SET EXERCISE
Everything from the first line of the data below through the line that contains "y_tick_vals = [-50, 50, 150, 250, 350, 450, 550, 650, 750]" should be written out exactly, please, and nothing more; the pictures stay out.

══ DATA FOR THIS TASK ══

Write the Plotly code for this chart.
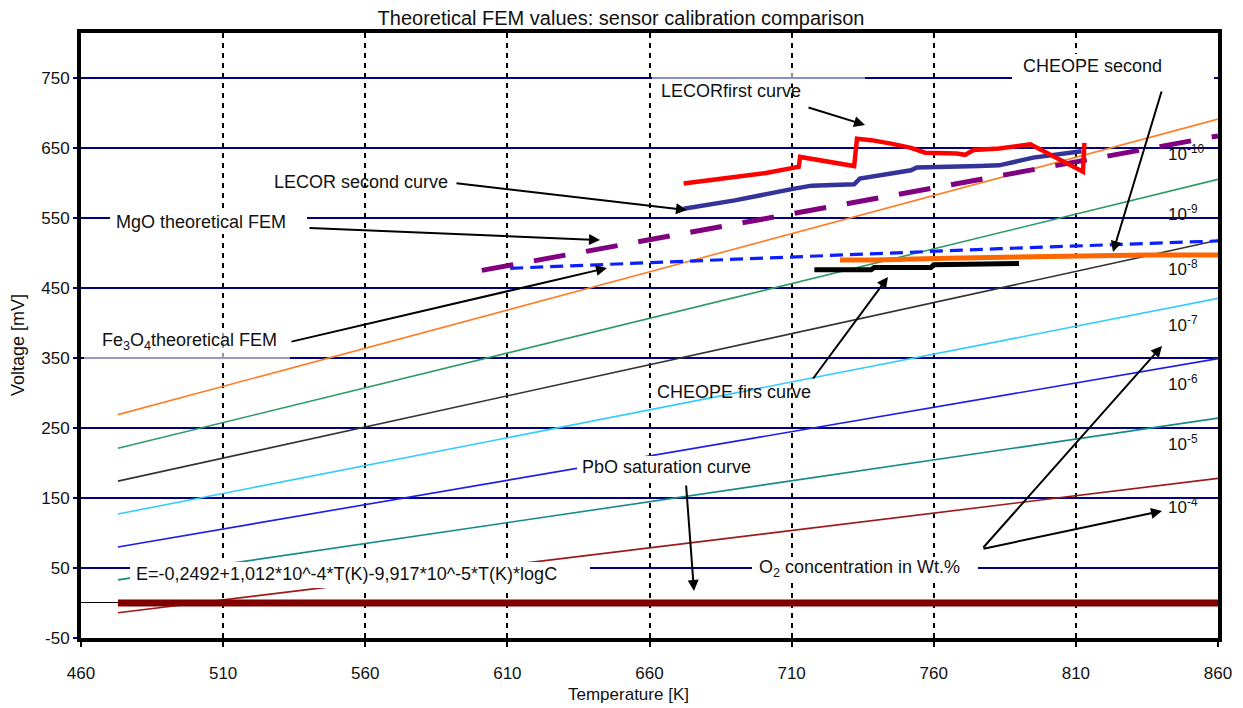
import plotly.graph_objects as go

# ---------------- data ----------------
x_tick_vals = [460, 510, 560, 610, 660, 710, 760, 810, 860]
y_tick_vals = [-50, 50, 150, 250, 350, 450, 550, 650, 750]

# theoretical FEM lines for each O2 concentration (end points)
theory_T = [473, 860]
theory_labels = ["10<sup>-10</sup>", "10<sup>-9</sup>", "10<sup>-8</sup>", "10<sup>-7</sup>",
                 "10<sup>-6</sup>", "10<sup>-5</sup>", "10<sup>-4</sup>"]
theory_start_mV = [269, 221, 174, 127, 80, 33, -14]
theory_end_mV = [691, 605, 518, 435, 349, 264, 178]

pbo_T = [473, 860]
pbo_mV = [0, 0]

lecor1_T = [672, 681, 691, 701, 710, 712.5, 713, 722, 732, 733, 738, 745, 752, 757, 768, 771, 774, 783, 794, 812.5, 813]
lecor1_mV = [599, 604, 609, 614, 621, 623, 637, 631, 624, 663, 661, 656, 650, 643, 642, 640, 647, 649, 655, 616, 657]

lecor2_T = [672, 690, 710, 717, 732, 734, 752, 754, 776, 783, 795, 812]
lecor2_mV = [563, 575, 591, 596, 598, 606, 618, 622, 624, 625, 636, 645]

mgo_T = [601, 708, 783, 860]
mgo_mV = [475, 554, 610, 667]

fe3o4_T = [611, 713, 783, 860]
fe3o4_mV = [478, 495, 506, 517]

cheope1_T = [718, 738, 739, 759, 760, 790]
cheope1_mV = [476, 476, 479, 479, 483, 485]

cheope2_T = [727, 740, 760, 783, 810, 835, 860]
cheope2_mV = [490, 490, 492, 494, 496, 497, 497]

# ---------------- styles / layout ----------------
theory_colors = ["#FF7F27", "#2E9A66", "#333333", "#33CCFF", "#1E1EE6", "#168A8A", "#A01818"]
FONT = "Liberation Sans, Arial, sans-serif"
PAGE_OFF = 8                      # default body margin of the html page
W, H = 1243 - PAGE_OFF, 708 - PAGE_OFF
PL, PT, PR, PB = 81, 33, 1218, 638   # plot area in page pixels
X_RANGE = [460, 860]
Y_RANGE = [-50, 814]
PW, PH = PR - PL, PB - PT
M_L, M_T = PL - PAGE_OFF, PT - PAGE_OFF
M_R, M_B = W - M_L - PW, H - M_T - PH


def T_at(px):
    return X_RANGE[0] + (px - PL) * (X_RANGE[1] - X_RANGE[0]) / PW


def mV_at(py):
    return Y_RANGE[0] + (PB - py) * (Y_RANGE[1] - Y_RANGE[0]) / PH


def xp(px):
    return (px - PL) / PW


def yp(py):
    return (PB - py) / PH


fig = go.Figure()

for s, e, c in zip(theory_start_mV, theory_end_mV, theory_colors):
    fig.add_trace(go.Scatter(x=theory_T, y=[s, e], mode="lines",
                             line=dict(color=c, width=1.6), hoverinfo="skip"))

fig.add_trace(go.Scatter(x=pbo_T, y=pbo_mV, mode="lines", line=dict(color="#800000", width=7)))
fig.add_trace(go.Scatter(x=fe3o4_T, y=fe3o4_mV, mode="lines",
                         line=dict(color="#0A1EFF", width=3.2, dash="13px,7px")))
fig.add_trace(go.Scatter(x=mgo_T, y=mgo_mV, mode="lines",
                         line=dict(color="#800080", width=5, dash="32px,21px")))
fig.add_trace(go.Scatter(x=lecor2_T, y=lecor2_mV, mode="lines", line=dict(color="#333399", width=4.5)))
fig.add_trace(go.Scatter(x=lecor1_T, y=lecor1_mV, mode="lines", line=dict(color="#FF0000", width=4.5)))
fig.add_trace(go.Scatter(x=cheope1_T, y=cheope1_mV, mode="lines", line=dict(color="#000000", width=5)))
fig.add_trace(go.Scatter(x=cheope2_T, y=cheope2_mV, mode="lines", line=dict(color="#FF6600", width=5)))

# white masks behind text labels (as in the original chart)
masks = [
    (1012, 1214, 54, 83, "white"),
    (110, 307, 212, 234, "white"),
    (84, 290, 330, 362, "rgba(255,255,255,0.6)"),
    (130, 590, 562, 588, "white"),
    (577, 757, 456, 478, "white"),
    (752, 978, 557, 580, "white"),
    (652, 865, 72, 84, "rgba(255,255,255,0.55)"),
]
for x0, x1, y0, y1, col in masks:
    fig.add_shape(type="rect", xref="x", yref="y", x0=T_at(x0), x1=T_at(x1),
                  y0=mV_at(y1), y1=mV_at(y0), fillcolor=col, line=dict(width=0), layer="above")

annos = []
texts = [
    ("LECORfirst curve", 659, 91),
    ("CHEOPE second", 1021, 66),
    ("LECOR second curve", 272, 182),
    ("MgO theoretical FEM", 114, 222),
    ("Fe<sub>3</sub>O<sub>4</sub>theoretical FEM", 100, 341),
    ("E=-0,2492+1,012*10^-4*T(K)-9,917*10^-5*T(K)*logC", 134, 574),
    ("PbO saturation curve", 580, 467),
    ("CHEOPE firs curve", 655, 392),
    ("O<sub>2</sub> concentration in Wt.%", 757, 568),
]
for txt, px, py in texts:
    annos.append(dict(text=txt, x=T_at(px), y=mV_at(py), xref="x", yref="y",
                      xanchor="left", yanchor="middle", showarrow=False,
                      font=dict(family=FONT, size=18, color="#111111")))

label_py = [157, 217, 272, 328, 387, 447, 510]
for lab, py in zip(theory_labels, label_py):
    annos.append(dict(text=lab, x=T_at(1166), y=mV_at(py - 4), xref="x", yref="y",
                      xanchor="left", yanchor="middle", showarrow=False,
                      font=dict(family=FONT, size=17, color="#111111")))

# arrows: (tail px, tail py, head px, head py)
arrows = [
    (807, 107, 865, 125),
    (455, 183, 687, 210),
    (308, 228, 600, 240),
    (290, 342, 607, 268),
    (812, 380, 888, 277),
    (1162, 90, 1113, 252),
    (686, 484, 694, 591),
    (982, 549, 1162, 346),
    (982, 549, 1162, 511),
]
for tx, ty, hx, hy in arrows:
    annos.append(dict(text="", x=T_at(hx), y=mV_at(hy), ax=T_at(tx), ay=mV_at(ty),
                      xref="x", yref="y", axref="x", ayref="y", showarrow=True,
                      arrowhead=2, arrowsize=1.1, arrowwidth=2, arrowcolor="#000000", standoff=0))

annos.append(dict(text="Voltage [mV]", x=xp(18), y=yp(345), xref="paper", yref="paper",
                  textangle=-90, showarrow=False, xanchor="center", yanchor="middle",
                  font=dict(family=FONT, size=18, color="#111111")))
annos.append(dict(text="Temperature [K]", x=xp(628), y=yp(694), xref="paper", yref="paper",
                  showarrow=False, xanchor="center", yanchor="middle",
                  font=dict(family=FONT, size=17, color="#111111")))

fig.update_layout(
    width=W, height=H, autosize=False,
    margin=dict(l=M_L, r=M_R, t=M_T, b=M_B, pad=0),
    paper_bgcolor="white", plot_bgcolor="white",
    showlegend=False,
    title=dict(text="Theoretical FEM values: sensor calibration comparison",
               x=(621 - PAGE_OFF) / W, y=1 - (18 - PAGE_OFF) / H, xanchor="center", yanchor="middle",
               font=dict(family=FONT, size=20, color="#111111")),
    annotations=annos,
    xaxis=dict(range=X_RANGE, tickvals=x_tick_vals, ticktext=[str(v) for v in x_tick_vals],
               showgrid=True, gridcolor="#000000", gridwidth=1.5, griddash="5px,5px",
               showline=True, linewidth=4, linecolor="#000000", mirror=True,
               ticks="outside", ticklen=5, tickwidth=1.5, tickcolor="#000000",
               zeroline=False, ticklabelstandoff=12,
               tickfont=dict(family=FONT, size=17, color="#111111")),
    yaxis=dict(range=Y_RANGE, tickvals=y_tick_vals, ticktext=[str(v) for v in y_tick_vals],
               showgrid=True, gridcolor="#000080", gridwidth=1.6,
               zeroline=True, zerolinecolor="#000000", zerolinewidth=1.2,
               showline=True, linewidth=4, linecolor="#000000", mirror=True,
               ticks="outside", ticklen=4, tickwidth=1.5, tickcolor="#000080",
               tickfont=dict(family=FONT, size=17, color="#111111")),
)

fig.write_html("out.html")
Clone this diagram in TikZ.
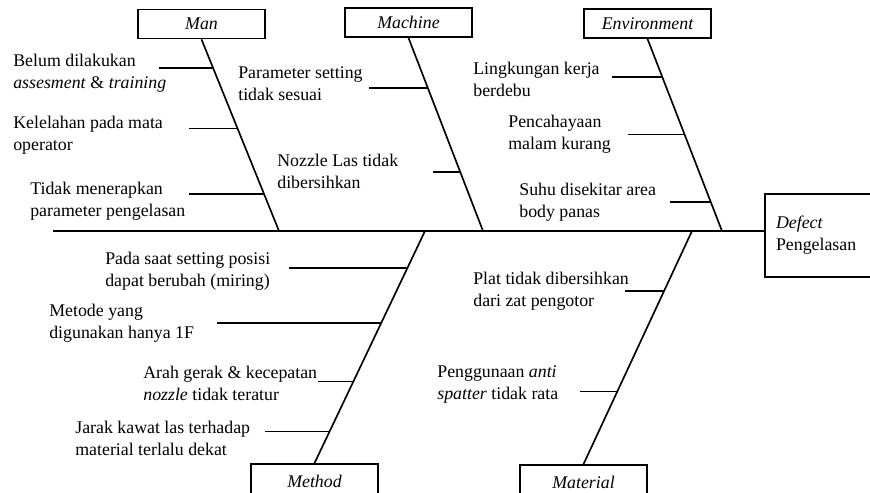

═══

ANSWER TO THIS TASK
Write the Plotly code for this chart.
import plotly.graph_objects as go

# ---------------- data ----------------
x_tick_vals = [460, 510, 560, 610, 660, 710, 760, 810, 860]
y_tick_vals = [-50, 50, 150, 250, 350, 450, 550, 650, 750]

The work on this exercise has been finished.